**What is asked**:
Copy all lines below exactly as written. Leave pictures out.
++++ Recorded data ++++
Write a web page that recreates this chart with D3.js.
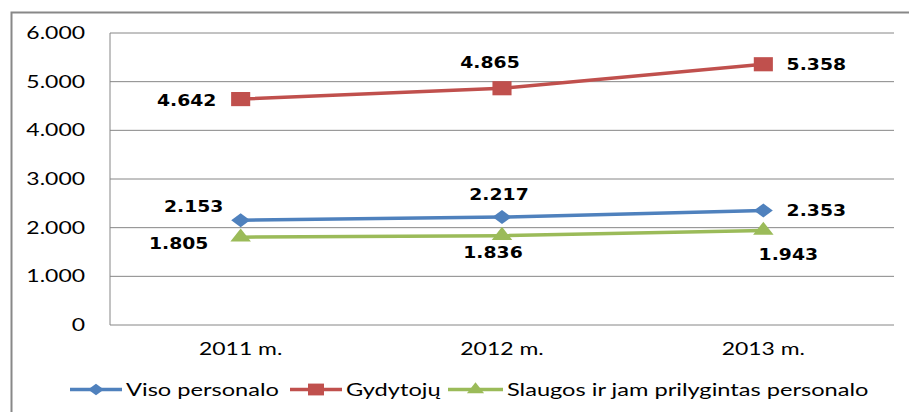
<!DOCTYPE html>
<html>
<head>
<meta charset="utf-8">
<script src="https://cdn.jsdelivr.net/npm/d3@7"></script>
<style>
  html, body { margin: 0; padding: 0; background: #fff; }
  svg { display: block; }
</style>
</head>
<body>
<div class="chart"></div>
<script>
// データ
const years = ["2011 m.", "2012 m.", "2013 m."];
const seriesNames = ["Viso personalo", "Gydytojų", "Slaugos ir jam prilygintas personalo"];
const visoValues = [2153, 2217, 2353];
const gydValues = [4642, 4865, 5358];
const slaugosValues = [1805, 1836, 1943];
const yTicks = [0, 1000, 2000, 3000, 4000, 5000, 6000];

// 元画像は横に引き伸ばされているので、内部座標を S 倍に伸ばして描く
const W = 909, H = 412;
const S = 1.35;
const plot = { left: 110, right: 894, top: 33, bottom: 325 }; // 画面上のpx

const colors = ["#4F81BD", "#C0504D", "#9BBB59"];
const symbols = [d3.symbolDiamond2, d3.symbolSquare, d3.symbolTriangle];
const symSize = [125, 200, 100];

// ラベルの位置（マーカーからのずれ、画面px）
const labelOffsets = [
  [[-47, -14], [-3, -23], [53, 0]],
  [[-54, 1], [-12, -26], [53, 0]],
  [[-62, 6], [-9, 17], [25, 24]]
];

const series = [visoValues, gydValues, slaugosValues].map((v, i) => ({
  name: seriesNames[i],
  values: v,
  color: colors[i],
  symbol: symbols[i],
  size: symSize[i]
}));

const svg = d3.select(".chart")
  .append("svg")
  .attr("width", W)
  .attr("height", H)
  .attr("viewBox", `0 0 ${W / S} ${H}`)
  .attr("preserveAspectRatio", "none");

// スケール
const x = d3.scalePoint().domain(years)
  .range([plot.left / S, plot.right / S]).padding(0.5);
const y = d3.scaleLinear().domain([0, 6000]).range([plot.bottom, plot.top]);

// 外枠
svg.append("rect")
  .attr("x", 11.5 / S).attr("y", 12.5)
  .attr("width", 1000).attr("height", 1000)
  .attr("fill", "none")
  .attr("stroke", "#888")
  .attr("stroke-width", 2)
  .attr("vector-effect", "non-scaling-stroke");

// グリッド線
svg.selectAll(".grid")
  .data(yTicks)
  .enter()
  .append("line")
  .attr("class", "grid")
  .attr("x1", plot.left / S).attr("x2", plot.right / S)
  .attr("y1", d => y(d)).attr("y2", d => y(d))
  .attr("stroke", "#868686")
  .attr("stroke-width", 1)
  .attr("vector-effect", "non-scaling-stroke");

// 縦軸線
svg.append("line")
  .attr("x1", plot.left / S).attr("x2", plot.left / S)
  .attr("y1", plot.top).attr("y2", plot.bottom)
  .attr("stroke", "#868686")
  .attr("stroke-width", 1)
  .attr("vector-effect", "non-scaling-stroke");

// 縦軸ラベル
const fmt = d => d === 0 ? "0" : d3.format(",")(d).replace(/,/g, ".");
svg.selectAll(".ytick")
  .data(yTicks)
  .enter()
  .append("text")
  .attr("class", "ytick")
  .attr("x", 85 / S)
  .attr("y", d => y(d))
  .attr("dy", "0.36em")
  .attr("text-anchor", "end")
  .style("font-family", "Lato, 'Open Sans', sans-serif")
  .style("font-size", "17px")
  .attr("fill", "#000")
  .text(fmt);

// 横軸ラベル
svg.selectAll(".xtick")
  .data(years)
  .enter()
  .append("text")
  .attr("class", "xtick")
  .attr("x", d => x(d))
  .attr("y", 355.5)
  .attr("text-anchor", "middle")
  .style("font-family", "Lato, 'Open Sans', sans-serif")
  .style("font-size", "17px")
  .attr("fill", "#000")
  .text(d => d);

// 折れ線
const line = d3.line()
  .x((d, i) => x(years[i]))
  .y(d => y(d));

svg.selectAll(".series-line")
  .data(series)
  .enter()
  .append("path")
  .attr("class", "series-line")
  .attr("d", d => line(d.values))
  .attr("fill", "none")
  .attr("stroke", d => d.color)
  .attr("stroke-width", 3.5)
  .attr("vector-effect", "non-scaling-stroke");

// マーカー
series.forEach((s, si) => {
  svg.selectAll(".marker-" + si)
    .data(s.values)
    .enter()
    .append("path")
    .attr("class", "marker-" + si)
    .attr("transform", (d, i) => `translate(${x(years[i])},${y(d)})`)
    .attr("d", d3.symbol().type(s.symbol).size(s.size))
    .attr("fill", s.color);
});

// データラベル（高さを合わせて幅を少し詰める）
series.forEach((s, si) => {
  svg.selectAll(".label-" + si)
    .data(s.values)
    .enter()
    .append("text")
    .attr("class", "label-" + si)
    .attr("x", (d, i) => x(years[i]) + labelOffsets[si][i][0] / S)
    .attr("y", (d, i) => y(d) + labelOffsets[si][i][1])
    .attr("dy", "0.36em")
    .attr("text-anchor", "middle")
    .style("font-family", "'DejaVu Sans', Verdana, sans-serif")
    .style("font-weight", "bold")
    .style("font-size", "16px")
    .attr("fill", "#000")
    .text(d => fmt(d))
    .each(function() {
      const len = this.getComputedTextLength();
      d3.select(this)
        .attr("textLength", len * 0.87)
        .attr("lengthAdjust", "spacingAndGlyphs");
    });
});

// 凡例
const legendY = 389.5;
const legendStarts = [70, 290, 448]; // 画面px
const legendLineLen = [52, 52, 55];
series.forEach((s, i) => {
  const g = svg.append("g")
    .attr("transform", `translate(${legendStarts[i] / S},${legendY})`);
  g.append("line")
    .attr("x1", 0).attr("x2", legendLineLen[i] / S)
    .attr("stroke", s.color)
    .attr("stroke-width", 3.5)
    .attr("vector-effect", "non-scaling-stroke");
  g.append("path")
    .attr("transform", `translate(${legendLineLen[i] / 2 / S},0)`)
    .attr("d", d3.symbol().type(s.symbol).size(s.size * 0.7))
    .attr("fill", s.color);
  g.append("text")
    .attr("x", (legendLineLen[i] + 4) / S)
    .attr("y", 6.5)
    .style("font-family", "Lato, 'Open Sans', sans-serif")
    .style("font-size", "17.5px")
    .attr("fill", "#000")
    .text(s.name);
});
</script>
</body>
</html>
++++
**Task output**:
Write a web page that recreates this chart with D3.js.
<!DOCTYPE html>
<html>
<head>
<meta charset="utf-8">
<script src="https://cdn.jsdelivr.net/npm/d3@7"></script>
<style>
  html, body { margin: 0; padding: 0; background: #fff; }
  svg { display: block; }
</style>
</head>
<body>
<div class="chart"></div>
<script>
// データ
const years = ["2011 m.", "2012 m.", "2013 m."];
const seriesNames = ["Viso personalo", "Gydytojų", "Slaugos ir jam prilygintas personalo"];
const visoValues = [2153, 2217, 2353];
const gydValues = [4642, 4865, 5358];
const slaugosValues = [1805, 1836, 1943];
const yTicks = [0, 1000, 2000, 3000, 4000, 5000, 6000];

// 元画像は横に引き伸ばされているので、内部座標を S 倍に伸ばして描く
const W = 909, H = 412;
const S = 1.35;
const plot = { left: 110, right: 894, top: 33, bottom: 325 }; // 画面上のpx

const colors = ["#4F81BD", "#C0504D", "#9BBB59"];
const symbols = [d3.symbolDiamond2, d3.symbolSquare, d3.symbolTriangle];
const symSize = [125, 200, 100];

// ラベルの位置（マーカーからのずれ、画面px）
const labelOffsets = [
  [[-47, -14], [-3, -23], [53, 0]],
  [[-54, 1], [-12, -26], [53, 0]],
  [[-62, 6], [-9, 17], [25, 24]]
];

const series = [visoValues, gydValues, slaugosValues].map((v, i) => ({
  name: seriesNames[i],
  values: v,
  color: colors[i],
  symbol: symbols[i],
  size: symSize[i]
}));

const svg = d3.select(".chart")
  .append("svg")
  .attr("width", W)
  .attr("height", H)
  .attr("viewBox", `0 0 ${W / S} ${H}`)
  .attr("preserveAspectRatio", "none");

// スケール
const x = d3.scalePoint().domain(years)
  .range([plot.left / S, plot.right / S]).padding(0.5);
const y = d3.scaleLinear().domain([0, 6000]).range([plot.bottom, plot.top]);

// 外枠
svg.append("rect")
  .attr("x", 11.5 / S).attr("y", 12.5)
  .attr("width", 1000).attr("height", 1000)
  .attr("fill", "none")
  .attr("stroke", "#888")
  .attr("stroke-width", 2)
  .attr("vector-effect", "non-scaling-stroke");

// グリッド線
svg.selectAll(".grid")
  .data(yTicks)
  .enter()
  .append("line")
  .attr("class", "grid")
  .attr("x1", plot.left / S).attr("x2", plot.right / S)
  .attr("y1", d => y(d)).attr("y2", d => y(d))
  .attr("stroke", "#868686")
  .attr("stroke-width", 1)
  .attr("vector-effect", "non-scaling-stroke");

// 縦軸線
svg.append("line")
  .attr("x1", plot.left / S).attr("x2", plot.left / S)
  .attr("y1", plot.top).attr("y2", plot.bottom)
  .attr("stroke", "#868686")
  .attr("stroke-width", 1)
  .attr("vector-effect", "non-scaling-stroke");

// 縦軸ラベル
const fmt = d => d === 0 ? "0" : d3.format(",")(d).replace(/,/g, ".");
svg.selectAll(".ytick")
  .data(yTicks)
  .enter()
  .append("text")
  .attr("class", "ytick")
  .attr("x", 85 / S)
  .attr("y", d => y(d))
  .attr("dy", "0.36em")
  .attr("text-anchor", "end")
  .style("font-family", "Lato, 'Open Sans', sans-serif")
  .style("font-size", "17px")
  .attr("fill", "#000")
  .text(fmt);

// 横軸ラベル
svg.selectAll(".xtick")
  .data(years)
  .enter()
  .append("text")
  .attr("class", "xtick")
  .attr("x", d => x(d))
  .attr("y", 355.5)
  .attr("text-anchor", "middle")
  .style("font-family", "Lato, 'Open Sans', sans-serif")
  .style("font-size", "17px")
  .attr("fill", "#000")
  .text(d => d);

// 折れ線
const line = d3.line()
  .x((d, i) => x(years[i]))
  .y(d => y(d));

svg.selectAll(".series-line")
  .data(series)
  .enter()
  .append("path")
  .attr("class", "series-line")
  .attr("d", d => line(d.values))
  .attr("fill", "none")
  .attr("stroke", d => d.color)
  .attr("stroke-width", 3.5)
  .attr("vector-effect", "non-scaling-stroke");

// マーカー
series.forEach((s, si) => {
  svg.selectAll(".marker-" + si)
    .data(s.values)
    .enter()
    .append("path")
    .attr("class", "marker-" + si)
    .attr("transform", (d, i) => `translate(${x(years[i])},${y(d)})`)
    .attr("d", d3.symbol().type(s.symbol).size(s.size))
    .attr("fill", s.color);
});

// データラベル（高さを合わせて幅を少し詰める）
series.forEach((s, si) => {
  svg.selectAll(".label-" + si)
    .data(s.values)
    .enter()
    .append("text")
    .attr("class", "label-" + si)
    .attr("x", (d, i) => x(years[i]) + labelOffsets[si][i][0] / S)
    .attr("y", (d, i) => y(d) + labelOffsets[si][i][1])
    .attr("dy", "0.36em")
    .attr("text-anchor", "middle")
    .style("font-family", "'DejaVu Sans', Verdana, sans-serif")
    .style("font-weight", "bold")
    .style("font-size", "16px")
    .attr("fill", "#000")
    .text(d => fmt(d))
    .each(function() {
      const len = this.getComputedTextLength();
      d3.select(this)
        .attr("textLength", len * 0.87)
        .attr("lengthAdjust", "spacingAndGlyphs");
    });
});

// 凡例
const legendY = 389.5;
const legendStarts = [70, 290, 448]; // 画面px
const legendLineLen = [52, 52, 55];
series.forEach((s, i) => {
  const g = svg.append("g")
    .attr("transform", `translate(${legendStarts[i] / S},${legendY})`);
  g.append("line")
    .attr("x1", 0).attr("x2", legendLineLen[i] / S)
    .attr("stroke", s.color)
    .attr("stroke-width", 3.5)
    .attr("vector-effect", "non-scaling-stroke");
  g.append("path")
    .attr("transform", `translate(${legendLineLen[i] / 2 / S},0)`)
    .attr("d", d3.symbol().type(s.symbol).size(s.size * 0.7))
    .attr("fill", s.color);
  g.append("text")
    .attr("x", (legendLineLen[i] + 4) / S)
    .attr("y", 6.5)
    .style("font-family", "Lato, 'Open Sans', sans-serif")
    .style("font-size", "17.5px")
    .attr("fill", "#000")
    .text(s.name);
});
</script>
</body>
</html>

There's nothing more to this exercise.